Work required
Produce an exact copy of all the data below, dropping every image.

Collected data
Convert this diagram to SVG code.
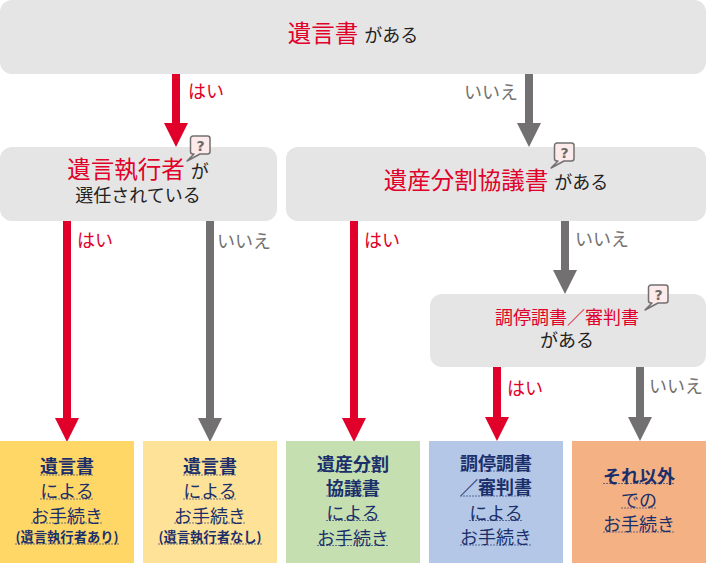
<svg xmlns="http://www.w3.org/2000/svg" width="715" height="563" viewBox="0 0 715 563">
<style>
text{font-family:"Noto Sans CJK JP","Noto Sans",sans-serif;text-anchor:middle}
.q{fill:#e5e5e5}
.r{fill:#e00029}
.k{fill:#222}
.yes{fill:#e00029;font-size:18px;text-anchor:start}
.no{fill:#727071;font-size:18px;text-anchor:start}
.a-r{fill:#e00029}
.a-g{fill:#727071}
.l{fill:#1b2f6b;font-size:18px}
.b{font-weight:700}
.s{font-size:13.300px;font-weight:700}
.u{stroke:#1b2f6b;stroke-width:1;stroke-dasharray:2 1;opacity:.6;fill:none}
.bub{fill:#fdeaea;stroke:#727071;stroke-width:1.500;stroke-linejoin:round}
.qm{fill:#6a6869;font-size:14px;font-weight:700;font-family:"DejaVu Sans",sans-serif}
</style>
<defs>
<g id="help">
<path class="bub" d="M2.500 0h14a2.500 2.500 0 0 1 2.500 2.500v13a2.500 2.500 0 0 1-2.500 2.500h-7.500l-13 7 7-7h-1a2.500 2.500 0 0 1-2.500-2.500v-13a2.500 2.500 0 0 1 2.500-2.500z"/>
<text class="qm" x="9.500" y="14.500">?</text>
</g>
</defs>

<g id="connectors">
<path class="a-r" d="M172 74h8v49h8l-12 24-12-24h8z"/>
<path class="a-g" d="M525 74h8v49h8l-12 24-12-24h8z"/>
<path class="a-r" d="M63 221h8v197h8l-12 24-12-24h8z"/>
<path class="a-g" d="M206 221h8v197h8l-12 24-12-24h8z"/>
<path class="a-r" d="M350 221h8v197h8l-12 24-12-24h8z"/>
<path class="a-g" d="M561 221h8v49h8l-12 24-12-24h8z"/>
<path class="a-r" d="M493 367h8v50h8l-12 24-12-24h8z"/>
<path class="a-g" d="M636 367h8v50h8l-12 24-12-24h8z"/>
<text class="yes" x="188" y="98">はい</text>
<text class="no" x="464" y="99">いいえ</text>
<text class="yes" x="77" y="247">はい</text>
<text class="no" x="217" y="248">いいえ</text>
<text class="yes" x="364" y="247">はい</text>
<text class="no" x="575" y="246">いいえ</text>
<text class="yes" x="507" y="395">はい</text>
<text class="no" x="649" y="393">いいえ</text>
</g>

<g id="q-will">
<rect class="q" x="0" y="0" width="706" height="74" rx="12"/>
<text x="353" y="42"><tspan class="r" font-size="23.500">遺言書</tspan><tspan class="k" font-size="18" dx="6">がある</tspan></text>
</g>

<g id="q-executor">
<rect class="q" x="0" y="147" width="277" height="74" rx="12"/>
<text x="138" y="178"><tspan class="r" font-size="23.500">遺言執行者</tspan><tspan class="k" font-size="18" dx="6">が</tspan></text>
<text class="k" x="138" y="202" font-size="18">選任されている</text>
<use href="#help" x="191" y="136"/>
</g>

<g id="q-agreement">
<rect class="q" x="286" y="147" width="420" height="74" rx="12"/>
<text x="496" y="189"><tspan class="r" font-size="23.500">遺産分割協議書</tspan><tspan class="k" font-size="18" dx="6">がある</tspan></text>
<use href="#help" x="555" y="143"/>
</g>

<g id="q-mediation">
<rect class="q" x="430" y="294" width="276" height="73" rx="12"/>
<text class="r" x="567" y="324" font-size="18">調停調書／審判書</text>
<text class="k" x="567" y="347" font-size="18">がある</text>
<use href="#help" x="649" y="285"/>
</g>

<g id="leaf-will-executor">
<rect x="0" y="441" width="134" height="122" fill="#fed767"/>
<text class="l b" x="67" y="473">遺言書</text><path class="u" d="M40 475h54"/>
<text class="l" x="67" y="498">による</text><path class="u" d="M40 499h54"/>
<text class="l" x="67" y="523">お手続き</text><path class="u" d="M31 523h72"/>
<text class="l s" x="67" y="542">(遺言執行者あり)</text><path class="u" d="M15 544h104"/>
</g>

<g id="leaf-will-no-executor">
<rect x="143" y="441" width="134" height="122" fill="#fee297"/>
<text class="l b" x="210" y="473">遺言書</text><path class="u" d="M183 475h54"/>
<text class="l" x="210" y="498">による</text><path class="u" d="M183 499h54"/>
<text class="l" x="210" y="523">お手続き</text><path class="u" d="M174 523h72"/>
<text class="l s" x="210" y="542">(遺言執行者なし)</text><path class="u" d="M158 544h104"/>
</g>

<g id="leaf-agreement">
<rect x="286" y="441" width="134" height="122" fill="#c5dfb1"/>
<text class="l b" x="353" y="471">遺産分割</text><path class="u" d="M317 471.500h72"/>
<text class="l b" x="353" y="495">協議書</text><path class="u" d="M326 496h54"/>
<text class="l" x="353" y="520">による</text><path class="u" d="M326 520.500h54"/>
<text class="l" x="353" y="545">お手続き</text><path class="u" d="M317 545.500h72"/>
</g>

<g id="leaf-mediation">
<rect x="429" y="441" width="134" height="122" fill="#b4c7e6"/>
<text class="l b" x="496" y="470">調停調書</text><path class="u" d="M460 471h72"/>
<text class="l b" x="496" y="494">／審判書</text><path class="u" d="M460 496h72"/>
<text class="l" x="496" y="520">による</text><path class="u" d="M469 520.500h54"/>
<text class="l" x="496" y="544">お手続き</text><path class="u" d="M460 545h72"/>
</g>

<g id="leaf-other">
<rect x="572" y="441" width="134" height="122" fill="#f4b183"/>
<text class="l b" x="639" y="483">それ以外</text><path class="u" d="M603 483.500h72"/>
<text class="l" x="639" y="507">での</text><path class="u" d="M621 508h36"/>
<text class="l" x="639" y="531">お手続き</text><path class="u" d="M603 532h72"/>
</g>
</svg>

Answer for this exercise
Convert this diagram to SVG code.
<svg xmlns="http://www.w3.org/2000/svg" width="715" height="563" viewBox="0 0 715 563">
<style>
text{font-family:"Noto Sans CJK JP","Noto Sans",sans-serif;text-anchor:middle}
.q{fill:#e5e5e5}
.r{fill:#e00029}
.k{fill:#222}
.yes{fill:#e00029;font-size:18px;text-anchor:start}
.no{fill:#727071;font-size:18px;text-anchor:start}
.a-r{fill:#e00029}
.a-g{fill:#727071}
.l{fill:#1b2f6b;font-size:18px}
.b{font-weight:700}
.s{font-size:13.300px;font-weight:700}
.u{stroke:#1b2f6b;stroke-width:1;stroke-dasharray:2 1;opacity:.6;fill:none}
.bub{fill:#fdeaea;stroke:#727071;stroke-width:1.500;stroke-linejoin:round}
.qm{fill:#6a6869;font-size:14px;font-weight:700;font-family:"DejaVu Sans",sans-serif}
</style>
<defs>
<g id="help">
<path class="bub" d="M2.500 0h14a2.500 2.500 0 0 1 2.500 2.500v13a2.500 2.500 0 0 1-2.500 2.500h-7.500l-13 7 7-7h-1a2.500 2.500 0 0 1-2.500-2.500v-13a2.500 2.500 0 0 1 2.500-2.500z"/>
<text class="qm" x="9.500" y="14.500">?</text>
</g>
</defs>

<g id="connectors">
<path class="a-r" d="M172 74h8v49h8l-12 24-12-24h8z"/>
<path class="a-g" d="M525 74h8v49h8l-12 24-12-24h8z"/>
<path class="a-r" d="M63 221h8v197h8l-12 24-12-24h8z"/>
<path class="a-g" d="M206 221h8v197h8l-12 24-12-24h8z"/>
<path class="a-r" d="M350 221h8v197h8l-12 24-12-24h8z"/>
<path class="a-g" d="M561 221h8v49h8l-12 24-12-24h8z"/>
<path class="a-r" d="M493 367h8v50h8l-12 24-12-24h8z"/>
<path class="a-g" d="M636 367h8v50h8l-12 24-12-24h8z"/>
<text class="yes" x="188" y="98">はい</text>
<text class="no" x="464" y="99">いいえ</text>
<text class="yes" x="77" y="247">はい</text>
<text class="no" x="217" y="248">いいえ</text>
<text class="yes" x="364" y="247">はい</text>
<text class="no" x="575" y="246">いいえ</text>
<text class="yes" x="507" y="395">はい</text>
<text class="no" x="649" y="393">いいえ</text>
</g>

<g id="q-will">
<rect class="q" x="0" y="0" width="706" height="74" rx="12"/>
<text x="353" y="42"><tspan class="r" font-size="23.500">遺言書</tspan><tspan class="k" font-size="18" dx="6">がある</tspan></text>
</g>

<g id="q-executor">
<rect class="q" x="0" y="147" width="277" height="74" rx="12"/>
<text x="138" y="178"><tspan class="r" font-size="23.500">遺言執行者</tspan><tspan class="k" font-size="18" dx="6">が</tspan></text>
<text class="k" x="138" y="202" font-size="18">選任されている</text>
<use href="#help" x="191" y="136"/>
</g>

<g id="q-agreement">
<rect class="q" x="286" y="147" width="420" height="74" rx="12"/>
<text x="496" y="189"><tspan class="r" font-size="23.500">遺産分割協議書</tspan><tspan class="k" font-size="18" dx="6">がある</tspan></text>
<use href="#help" x="555" y="143"/>
</g>

<g id="q-mediation">
<rect class="q" x="430" y="294" width="276" height="73" rx="12"/>
<text class="r" x="567" y="324" font-size="18">調停調書／審判書</text>
<text class="k" x="567" y="347" font-size="18">がある</text>
<use href="#help" x="649" y="285"/>
</g>

<g id="leaf-will-executor">
<rect x="0" y="441" width="134" height="122" fill="#fed767"/>
<text class="l b" x="67" y="473">遺言書</text><path class="u" d="M40 475h54"/>
<text class="l" x="67" y="498">による</text><path class="u" d="M40 499h54"/>
<text class="l" x="67" y="523">お手続き</text><path class="u" d="M31 523h72"/>
<text class="l s" x="67" y="542">(遺言執行者あり)</text><path class="u" d="M15 544h104"/>
</g>

<g id="leaf-will-no-executor">
<rect x="143" y="441" width="134" height="122" fill="#fee297"/>
<text class="l b" x="210" y="473">遺言書</text><path class="u" d="M183 475h54"/>
<text class="l" x="210" y="498">による</text><path class="u" d="M183 499h54"/>
<text class="l" x="210" y="523">お手続き</text><path class="u" d="M174 523h72"/>
<text class="l s" x="210" y="542">(遺言執行者なし)</text><path class="u" d="M158 544h104"/>
</g>

<g id="leaf-agreement">
<rect x="286" y="441" width="134" height="122" fill="#c5dfb1"/>
<text class="l b" x="353" y="471">遺産分割</text><path class="u" d="M317 471.500h72"/>
<text class="l b" x="353" y="495">協議書</text><path class="u" d="M326 496h54"/>
<text class="l" x="353" y="520">による</text><path class="u" d="M326 520.500h54"/>
<text class="l" x="353" y="545">お手続き</text><path class="u" d="M317 545.500h72"/>
</g>

<g id="leaf-mediation">
<rect x="429" y="441" width="134" height="122" fill="#b4c7e6"/>
<text class="l b" x="496" y="470">調停調書</text><path class="u" d="M460 471h72"/>
<text class="l b" x="496" y="494">／審判書</text><path class="u" d="M460 496h72"/>
<text class="l" x="496" y="520">による</text><path class="u" d="M469 520.500h54"/>
<text class="l" x="496" y="544">お手続き</text><path class="u" d="M460 545h72"/>
</g>

<g id="leaf-other">
<rect x="572" y="441" width="134" height="122" fill="#f4b183"/>
<text class="l b" x="639" y="483">それ以外</text><path class="u" d="M603 483.500h72"/>
<text class="l" x="639" y="507">での</text><path class="u" d="M621 508h36"/>
<text class="l" x="639" y="531">お手続き</text><path class="u" d="M603 532h72"/>
</g>
</svg>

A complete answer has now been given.